OU researcher finds protection extends well into teen years

Vaccines given in infancy to guard against hepatitis B continue to provide protection in adolescence, according to a study by a researcher at the University of Oklahoma Health Sciences Center and colleagues in Texas.

The study looked at children who received the recommended three doses of the hepatitis B vaccine during infancy.OU researchers find hepatitis B vaccinations given early in life still provide protection even in the teen years.

It has been known for some time that children and adolescents who received the hepatitis B vaccination series had long-lasting protection against the disease. However, researchers said less is known about how long protection lasts when the vaccination series is administered in infancy.

“There was some concern that giving the dose in these little infants might change the duration of protection, necessitating a booster dose later in life,” said Amy B. Middleman, M.D., M.S.Ed., M.P.H., principal investigator and chief of adolescent medicine at the OU College of Medicine.

So researchers looked at teenagers, 16 to 19 years of age, who had been vaccinated against hepatitis B as infants.

The study involved 420 teenagers who had received all three doses of the hepatitis B vaccine before the age of one. Researchers focused on immune response to a dose of vaccine given to the participants to mimic exposure to the disease, referred to as a challenge dose. They measured antibody levels in the teens before and after exposure to the challenge dose of vaccine.

“Pediatricians were voicing concern because they would run blood tests to determine the degree of protection for their patients and they would find that their patients’ hepatitis B antibody levels were zero,” Middleman said.  “So the providers felt they needed to give the patients a booster dose of vaccine for protection.”

Prior to the challenge dose, most of the teens in the study (76 percent) showed antibody levels lower than what is thought necessary to protect against infection. However, the study found that 92 percent were, in fact, protected.  Following the challenge dose, their antibody levels exceeded that needed for protection against hepatitis B infection.

“Even among the adolescents who had zero or low levels of hepatitis B antibodies, the study showed these adolescents were still capable of mounting an immune response,” Middleman said.

The study separated the teens into two groups: those who received the first dose of hepatitis B vaccine within seven days of birth and those who received it at or after four weeks of age.

Although the study found those immunized a little later in infancy mounted a more vigorous immune response, the same proportion of adolescents in each group achieved a response that indicates protection from the disease.

“Based on these data, it does not appear a booster dose of the hepatitis B vaccine is needed for adolescents who received all three doses of the vaccine as an infant; if a patient has been fully vaccinated, they are likely fully protected,” Middleman said.

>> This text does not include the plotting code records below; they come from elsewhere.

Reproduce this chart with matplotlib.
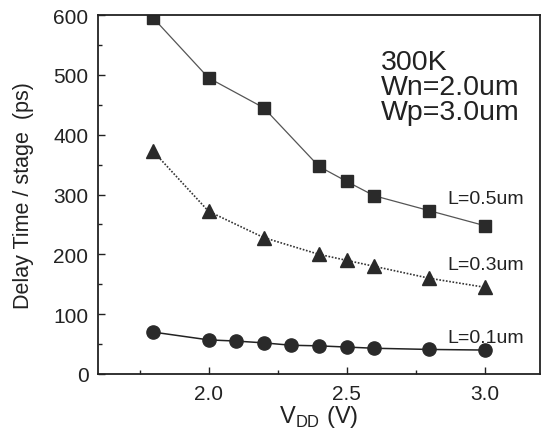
import matplotlib
matplotlib.use('Agg')
import matplotlib.pyplot as plt
from matplotlib.ticker import MultipleLocator, FormatStrFormatter

plt.rcParams['font.family'] = ['Liberation Sans', 'DejaVu Sans']
plt.rcParams['mathtext.fontset'] = 'custom'
plt.rcParams['mathtext.rm'] = 'Liberation Sans'

# delay time per stage (ps) vs supply voltage
vdd_05 = [1.8, 2.0, 2.2, 2.4, 2.5, 2.6, 2.8, 3.0]
delay_05 = [595, 495, 445, 347, 322, 298, 273, 248]

vdd_03 = [1.8, 2.0, 2.2, 2.4, 2.5, 2.6, 2.8, 3.0]
delay_03 = [372, 272, 228, 200, 190, 180, 160, 145]

vdd_01 = [1.8, 2.0, 2.1, 2.2, 2.3, 2.4, 2.5, 2.6, 2.8, 3.0]
delay_01 = [70, 57, 55, 52, 48, 47, 45, 43, 41, 40]

fig = plt.figure(figsize=(5.42, 4.35), dpi=100)
ax = fig.add_axes([0.181, 0.138, 0.815, 0.825])

mk = '#2a2a2a'
ax.plot(vdd_05, delay_05, color='#555555', lw=0.9, marker='s', ms=8.5,
        mfc=mk, mec=mk)
ax.plot(vdd_03, delay_03, color='#333333', lw=1.2, ls=(0, (1, 1)), marker='^', ms=9.5,
        mfc=mk, mec=mk)
ax.plot(vdd_01, delay_01, color='#222222', lw=1.1, marker='o', ms=9.5,
        mfc=mk, mec=mk)

ax.set_xlim(1.6, 3.2)
ax.set_ylim(0, 600)
ax.xaxis.set_major_locator(MultipleLocator(0.5))
ax.xaxis.set_minor_locator(MultipleLocator(0.25))
ax.yaxis.set_major_locator(MultipleLocator(100))
ax.yaxis.set_minor_locator(MultipleLocator(50))
ax.xaxis.set_major_formatter(FormatStrFormatter('%.1f'))
ax.tick_params(which='both', direction='in', top=False, right=False,
               labelsize=15, colors='#222222', pad=7)
ax.tick_params(which='major', length=5, width=1)
ax.tick_params(which='minor', length=3, width=1)
for s in ax.spines.values():
    s.set_linewidth(1.3)
    s.set_color('#222222')

ax.set_xlabel(r'V$_{\mathrm{DD}}$ (V)', fontsize=17, labelpad=0, color='#222222')
ax.set_ylabel('Delay Time / stage  (ps)', fontsize=15.5, labelpad=14, color='#222222')

ax.text(0.64, 0.695, '300K\nWn=2.0um\nWp=3.0um', fontsize=20.5, linespacing=0.95,
        ha='left', va='bottom', color='#222222', transform=ax.transAxes)

ax.text(0.965, 0.49, 'L=0.5um', fontsize=14, ha='right', va='center', color='#222222',
        transform=ax.transAxes)
ax.text(0.965, 0.305, 'L=0.3um', fontsize=14, ha='right', va='center', color='#222222',
        transform=ax.transAxes)
ax.text(0.965, 0.102, 'L=0.1um', fontsize=14, ha='right', va='center', color='#222222',
        transform=ax.transAxes)

fig.savefig('out.png', dpi=100)
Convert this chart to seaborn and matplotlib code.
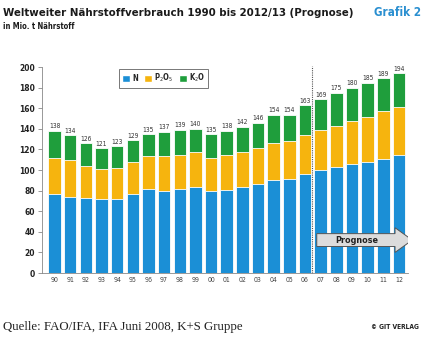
import matplotlib
matplotlib.use("Agg")
import matplotlib.pyplot as plt
import seaborn as sns
import pandas as pd
import numpy as np
from matplotlib.patches import FancyArrow, Patch

years = ["90", "91", "92", "93", "94", "95", "96", "97", "98", "99", "00", "01",
         "02", "03", "04", "05", "06", "07", "08", "09", "10", "11", "12"]
n_vals = [77, 74, 73, 72, 72, 77, 82, 80, 82, 84, 80, 81, 84, 86, 90, 91, 96,
          100, 103, 106, 108, 111, 115]
p_vals = [35, 36, 31, 29, 30, 31, 32, 34, 33, 34, 32, 34, 34, 35, 36, 37, 38,
          39, 40, 42, 44, 46, 46]
k_vals = [26, 24, 22, 20, 21, 21, 21, 23, 24, 22, 23, 23, 24, 25, 28, 26, 29,
          30, 32, 32, 33, 32, 33]
total_labels = [138, 134, 126, 121, 123, 129, 135, 137, 139, 140, 135, 138, 142,
                146, 154, 154, 163, 169, 175, 180, 185, 189, 194]
y_ticks = [0, 20, 40, 60, 80, 100, 120, 140, 160, 180, 200]

df = pd.DataFrame({"year": years, "N": n_vals, "P": p_vals, "K": k_vals})
df["NP"] = df["N"] + df["P"]
df["NPK"] = df["NP"] + df["K"]

sns.set_style("white")
plt.rcParams["font.family"] = ["DejaVu Sans"]
plt.rcParams["font.stretch"] = "condensed"

C_N = "#1b8fd6"
C_P = "#f6b40e"
C_K = "#1f9e3c"

fig = plt.figure(figsize=(4.25, 3.38), dpi=100)
ax = fig.add_axes([0.0988, 0.1923, 0.862, 0.609])

for col, c in [("NPK", C_K), ("NP", C_P), ("N", C_N)]:
    sns.barplot(data=df, x="year", y=col, color=c, width=0.8, edgecolor="white",
                linewidth=0.6, saturation=1, ax=ax)

for i, t in enumerate(total_labels):
    ax.text(i, df["NPK"][i] + 1.5, str(t), ha="center", va="bottom", fontsize=4.8,
            color="#333333")

ax.set_xlim(-0.8, 22.6)
ax.set_ylim(0, 200)
ax.set_yticks(y_ticks)
ax.set_yticklabels([str(v) for v in y_ticks], fontsize=6, fontweight="bold", color="#222222")
ax.tick_params(axis="y", length=3, width=0.6, color="#888888", pad=2, left=True)
ax.tick_params(axis="x", length=0, labelsize=5, labelcolor="#444444", pad=3)
ax.set_xlabel("")
ax.set_ylabel("")
for s in ["top", "right"]:
    ax.spines[s].set_visible(False)
ax.spines["left"].set_color("#888888")
ax.spines["bottom"].set_color("#888888")
ax.spines["left"].set_linewidth(0.6)
ax.spines["bottom"].set_linewidth(0.6)

ax.vlines(16.45, 0, 201, colors="#555555", linestyles=(0, (1, 1)), linewidth=0.8,
          clip_on=False)

arrow = FancyArrow(16.75, 32, 5.0, 0, width=12.5, head_width=24, head_length=1.1,
                   length_includes_head=False, facecolor="#dcdcdc", edgecolor="#555555",
                   linewidth=0.7, zorder=5)
ax.add_patch(arrow)
ax.text(19.3, 32, "Prognose", ha="center", va="center", fontsize=6.5,
        fontweight="bold", color="#222222", zorder=6)

handles = [Patch(facecolor=C_N, label="N"),
           Patch(facecolor=C_P, label="P$_2$O$_5$"),
           Patch(facecolor=C_K, label="K$_2$O")]
leg = ax.legend(handles=handles, loc="upper left", bbox_to_anchor=(0.2, 1.01), ncol=3,
                fontsize=5.5, frameon=True, handlelength=1.0, handleheight=1.0,
                handletextpad=0.3, columnspacing=0.8, borderpad=0.4, fancybox=False,
                edgecolor="#555555")
leg.get_frame().set_linewidth(0.7)
for t in leg.get_texts():
    t.set_fontweight("bold")

fig.text(0.008, 0.962, "Weltweiter Nährstoffverbrauch 1990 bis 2012/13 (Prognose)",
         fontsize=8.2, fontweight="bold", fontstretch="condensed", color="#1a1a1a",
         ha="left", va="center")
fig.text(0.99, 0.962, "Grafik 2", fontsize=8.4, fontweight="bold", color="#2a8fd0",
         fontstretch="condensed", ha="right", va="center")
fig.text(0.008, 0.922, "in Mio. t Nährstoff", fontsize=5.5, fontweight="bold",
         color="#1a1a1a", ha="left", va="center")
fig.text(0.008, 0.033, "Quelle: FAO/IFA, IFA Juni 2008, K+S Gruppe", fontsize=9.3,
         family=["Liberation Serif", "DejaVu Serif"], color="#222222", ha="left",
         va="center")
fig.text(0.985, 0.033, "© GIT VERLAG", fontsize=4.8, fontweight="bold",
         color="#222222", ha="right", va="center")

fig.savefig("out.png", dpi=100)
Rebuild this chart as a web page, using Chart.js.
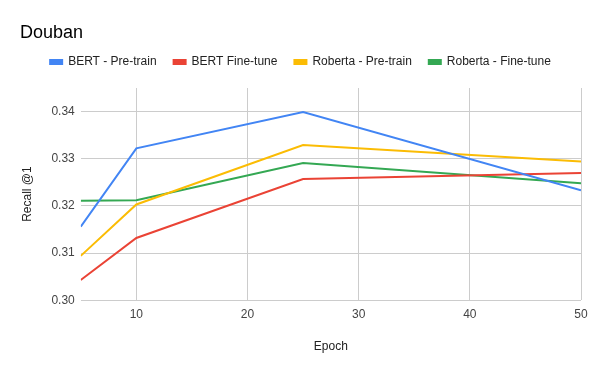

In 1991, the Centers for Disease Control and Prevention initiated a comprehensive program for the elimination of hepatitis B in the United States. A large part of that strategy included the recommendation for universal immunization with recombinant hepatitis B vaccine in newborns.

Researchers pointed out that it will be important to follow up with a similar population 20 to 25 years after infant vaccination to see if protection against hepatitis B extends into the third decade of life.

The study was funded by the Centers for Disease Control and Prevention project 00HCVJHB-2009-67553

It is published online in Pediatrics, the official journal of the American Academy of Pediatrics.